Now let’s take into account the example string we were given

thereverseisnottrue

with 0 characters we obviously have a cost of 0 since we haven’t inserted anything yet. If we proceed adding a character each time and checking for a correspondance in the dictionary we have that the first key found is at position 3

 thereverseisnottrue
^^^^
   | 'the' exists in the dictionary and has weight log(1+0)

The cost for the previous positions is inf since there is no match for t or th. By keeping a history equal to the longest string in the dictionary we can recursively evaluate each previous position for a better match, i.e. for a solution which either

1. Covers all the characters encountered
2. Is more cost-effective than the previous one

e.g.

 thereverseisnottrue
   ^ ^
   | |*
   | | cost log(1+3)
   |
   | cost log(1+0)

when the position * has been reached we can now evaluate which one of the following splits is a better match

ther + e   = inf + inf
the + re   = log(1+0) + inf
th + ere   = inf + inf
t + here   = inf + inf
'' + there = 0 + log(1+3)

therefore the best match is there with a cost of \( 0 + \log(1+3) \). This means that if we were to stop our search at this point, there would cost more than the but would provide a better match since it covers all the encountered characters. It is an optimal solution for this subproblem since all the other solutions are not viable.

When the input text is covered for the length of thereverse the process is restarted and this time the + reverse has a minimum cost rather than there + verse.

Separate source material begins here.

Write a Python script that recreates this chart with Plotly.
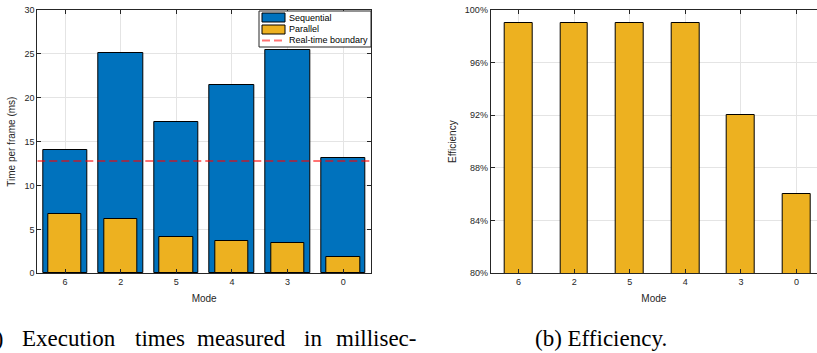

Of course heuristics and more advanced text-recognition techniques would be used if this were a semantic-aware engine trying to reconstruct a text. In this simple instance it suffices to find the minimum cost to split the words.

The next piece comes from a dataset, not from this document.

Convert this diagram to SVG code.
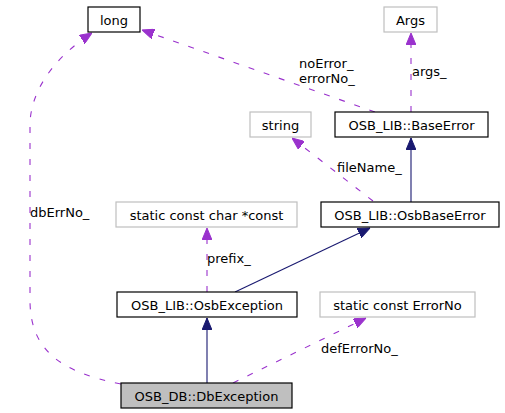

Since this recursion exhibits both optimal substructure and overlapping subproblems during the dictionary checks, it is a good candidate to be solved with a dynamic programming approach

#include <iostream>
#include <vector>
#include <string>
#include <unordered_map>
#include <algorithm>
#include <sstream>
using namespace std;

// Words sorted according to their probability of appearing

vector<string> dictionary = {
  "the",
  "not",
  "is",
  "there",
  "reverse",
  "verse",
  "true"
};

string insertWhitespaces(const string& text) {

  // Preprocessing step on the dictionary: use a simplified Zipf's law to compute

  // the inverse of the probability of a word to occur in a text

  unordered_map<string, float> wordCosts;
  int maximumWordLength = -1;
  for (int i = 0; i < dictionary.size(); ++i) {
    wordCosts.emplace(dictionary[i], logf(static_cast<float>(i+1)));
    maximumWordLength = max(static_cast<int>(dictionary[i].size()), maximumWordLength);
  }  

  // Cost of all best matches at i-th character

  vector<float> cost(text.size() + 1, 0);
  vector<int> predecessorCharacters(text.size() + 1, -1);
  cost[0] = 0; // The cost for 0 characters is 0


  for (int i = 1; i <= text.size(); ++i) {
    // Explore all previous positions in the range maximumWordLength

    float minimumCost = numeric_limits<float>::max();
    int predecessorLength = -1;
    for (int j = 1; j <= min(i, maximumWordLength); ++j) {
      // Try to use j as a split-point and choose the most cost-effective split

      int startPos = i - j;
      auto it = wordCosts.find(text.substr(startPos, i - startPos));
      if (it != wordCosts.end() && minimumCost > cost[i - j] + it->second) {
        minimumCost = cost[i - j] + it->second;
        predecessorLength = i - startPos;
      }
    }
    cost[i] = minimumCost;
    predecessorCharacters[i] = predecessorLength;
  }

  // String reconstruction via backtracking

  int index = static_cast<int>(text.size());
  vector<string> resultReversed;
  while (predecessorCharacters[index] != -1) {
    resultReversed.push_back(text.substr(index -
                   predecessorCharacters[index], predecessorCharacters[index]));
    index -= predecessorCharacters[index];
  }
  stringstream result;
  for (int i = static_cast<int>(resultReversed.size()) - 1; i >= 0; --i) {
    result << resultReversed[i];
    if (i != 0)
      result << " ";
  }

  return result.str();
}

int main() {

  string text = "thereverseisnottrue";

  cout << insertWhitespaces(text); // the reverse is not true


  return 0;
}

The code runs in \( O(N^2) \) and requires \( O(N) \) space.